- _WRITTEN PROBLEM_:
Below is a listing; write it out exactly and drop any images from it.

begin DATASET EXCERPT

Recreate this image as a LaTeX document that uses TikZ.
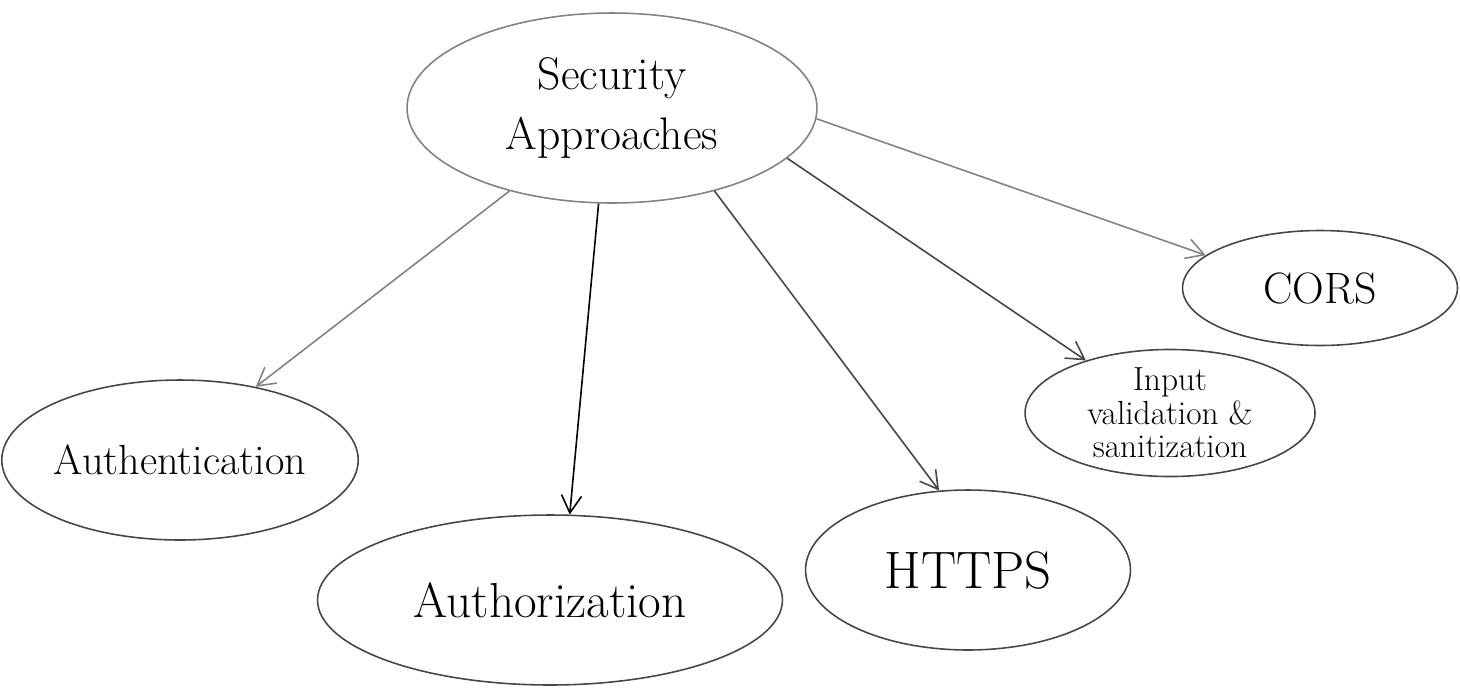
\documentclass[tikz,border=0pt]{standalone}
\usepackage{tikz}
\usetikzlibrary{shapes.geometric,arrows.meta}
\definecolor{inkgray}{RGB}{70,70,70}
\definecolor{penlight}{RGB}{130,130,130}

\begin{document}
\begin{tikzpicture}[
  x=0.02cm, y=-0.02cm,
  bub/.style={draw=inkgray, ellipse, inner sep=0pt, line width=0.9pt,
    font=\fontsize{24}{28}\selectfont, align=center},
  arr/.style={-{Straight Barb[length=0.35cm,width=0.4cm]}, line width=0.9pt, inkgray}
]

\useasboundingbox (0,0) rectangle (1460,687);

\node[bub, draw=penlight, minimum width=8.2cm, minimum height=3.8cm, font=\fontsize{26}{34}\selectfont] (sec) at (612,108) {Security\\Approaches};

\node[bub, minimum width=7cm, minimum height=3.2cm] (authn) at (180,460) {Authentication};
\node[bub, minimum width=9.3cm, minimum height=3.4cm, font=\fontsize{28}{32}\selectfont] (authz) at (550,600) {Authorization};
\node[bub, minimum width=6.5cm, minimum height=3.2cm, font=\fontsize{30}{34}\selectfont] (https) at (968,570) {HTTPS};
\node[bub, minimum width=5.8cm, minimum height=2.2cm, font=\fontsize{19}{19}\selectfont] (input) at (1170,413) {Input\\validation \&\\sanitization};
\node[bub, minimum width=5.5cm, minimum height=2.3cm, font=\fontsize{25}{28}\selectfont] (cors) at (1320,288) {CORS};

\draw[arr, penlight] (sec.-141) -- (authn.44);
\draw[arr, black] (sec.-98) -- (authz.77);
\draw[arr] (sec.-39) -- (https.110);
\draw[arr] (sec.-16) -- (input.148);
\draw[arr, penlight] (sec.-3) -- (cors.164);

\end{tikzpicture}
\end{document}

end DATASET EXCERPT

- _THE COMPLETED TASK_:
Recreate this image as a LaTeX document that uses TikZ.
\documentclass[tikz,border=0pt]{standalone}
\usepackage{tikz}
\usetikzlibrary{shapes.geometric,arrows.meta}
\definecolor{inkgray}{RGB}{70,70,70}
\definecolor{penlight}{RGB}{130,130,130}

\begin{document}
\begin{tikzpicture}[
  x=0.02cm, y=-0.02cm,
  bub/.style={draw=inkgray, ellipse, inner sep=0pt, line width=0.9pt,
    font=\fontsize{24}{28}\selectfont, align=center},
  arr/.style={-{Straight Barb[length=0.35cm,width=0.4cm]}, line width=0.9pt, inkgray}
]

\useasboundingbox (0,0) rectangle (1460,687);

\node[bub, draw=penlight, minimum width=8.2cm, minimum height=3.8cm, font=\fontsize{26}{34}\selectfont] (sec) at (612,108) {Security\\Approaches};

\node[bub, minimum width=7cm, minimum height=3.2cm] (authn) at (180,460) {Authentication};
\node[bub, minimum width=9.3cm, minimum height=3.4cm, font=\fontsize{28}{32}\selectfont] (authz) at (550,600) {Authorization};
\node[bub, minimum width=6.5cm, minimum height=3.2cm, font=\fontsize{30}{34}\selectfont] (https) at (968,570) {HTTPS};
\node[bub, minimum width=5.8cm, minimum height=2.2cm, font=\fontsize{19}{19}\selectfont] (input) at (1170,413) {Input\\validation \&\\sanitization};
\node[bub, minimum width=5.5cm, minimum height=2.3cm, font=\fontsize{25}{28}\selectfont] (cors) at (1320,288) {CORS};

\draw[arr, penlight] (sec.-141) -- (authn.44);
\draw[arr, black] (sec.-98) -- (authz.77);
\draw[arr] (sec.-39) -- (https.110);
\draw[arr] (sec.-16) -- (input.148);
\draw[arr, penlight] (sec.-3) -- (cors.164);

\end{tikzpicture}
\end{document}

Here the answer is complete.